Assignment of Rent Clause- Interception!

Thursday, February 5th, 2009

Do you own a real estate investment?  Are you in default on your loan?  Be aware that most lenders have a clause in the loan documents that allows for an absolute assignment of rents when the borrow is in default.  The lender files a Notice of Default and then, the lender intercepts the rents before the owner of record can collect.  If the owner tries to interfere, the owner could be liable for the attorney’s fees to get an injunction against the owner collecting rents.

The typical clause is as follows:  “In the event of a default, lender shall be entitled to accelerate all sums due under the loan secured by deed of trust and is authorized to enter into and upon the property for the purposes of collecting the rents, issues and profits from the property.”

At MacFarlane Real Estate, we often take control of a property before the trustee sale (foreclosure).  Basically, once the Notice of Default is filed, MacFarlane Real Estate seizes the rental income for our hard money clients.  At this point, the borrower has to make up the payments owed without help from the rental income.

Loan Modification Attorneys, Experts, Servicers, Companies, etc…

Tuesday, October 21st, 2008

It is the wild west in California’s housing and mortgage industry. The new, latest and greatest service offered in the real estate industry is LOAN MODIFICATION. Companies are springing up everywhere as self proclaimed loan modification experts. However, this is the wild west and there are no experts. Every bank is different. In fact, the servicing agents within the banks have different terms and guidelines and those guidelines are changing every day. Nobody is truly an expert! Every loan modification agreement must be analyzed closely.

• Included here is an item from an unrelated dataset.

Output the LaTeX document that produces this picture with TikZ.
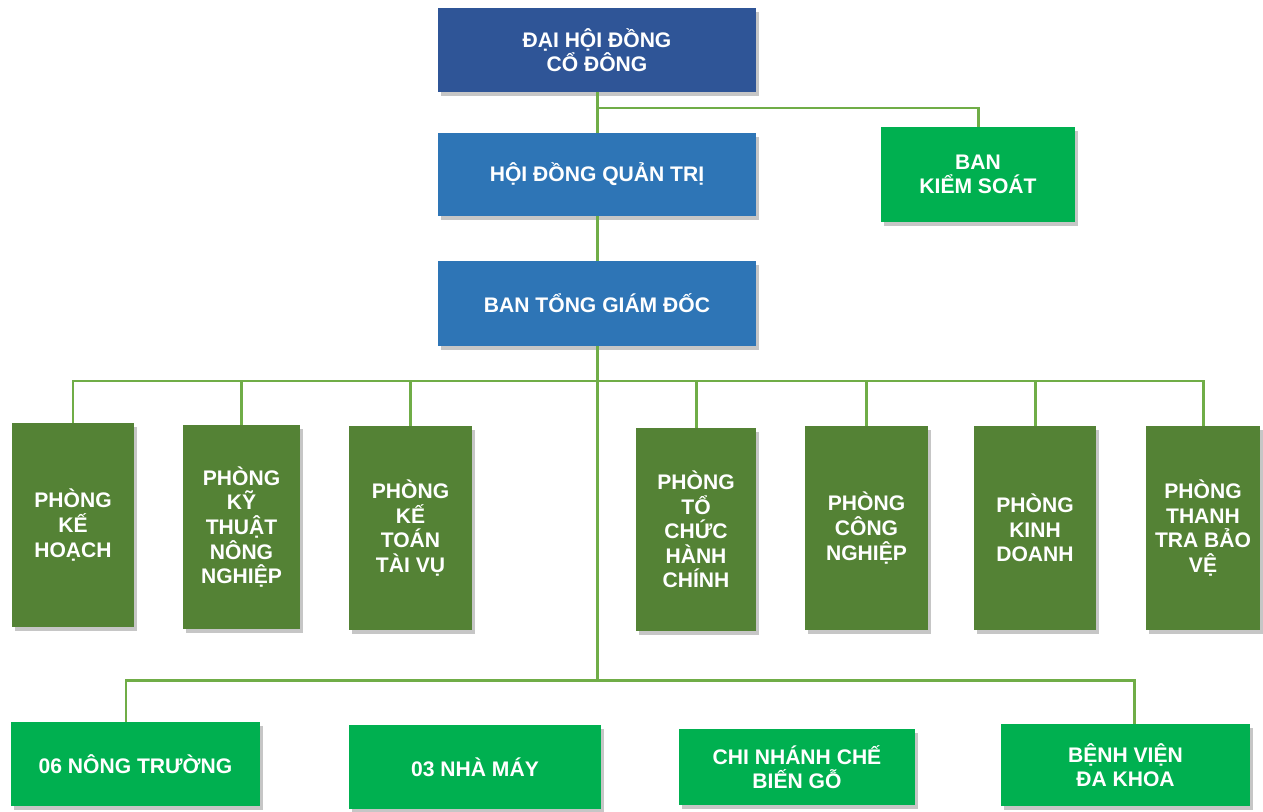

Borrowers should get answers before signing the loan modification… What are the tax implications? What are the fees? What do the new terms actually mean? What are other options?

Many borrowers desire a lender to forgive or cancel a portion of the debt. Prior to 2007, the IRS considered forgiveness of debt as taxable income. The Mortgage Debt Relief Act of 2007 created a homeowner exception for debt incurred by buying or improving real property. However, Loan Modification is not buying or improving real property. Thus, forgiveness or cancellation of debt as part of a loan modification has tax implications!

Loan Modification agreements charge attorney’s fee, loan modification administrative fees, late fees, etc… All are negotiable!

Another aspect of Loan Modification… The Truth In Lending Act and Predatory Lending. Was the loan properly documented at the inception? If not, certainly the borrower has serious negotiating power! Loan documents should certainly be reviewed prior to any Loan Modification.

A Loan Modification Attorney can also leverage the threat of litigation and bankruptcy to secure a more favorable loan modification. Often, the lenders elevate the negotiations to their in house counsel once a borrower “lawyers-up.” Thus, the run-around ends and borrowers get results!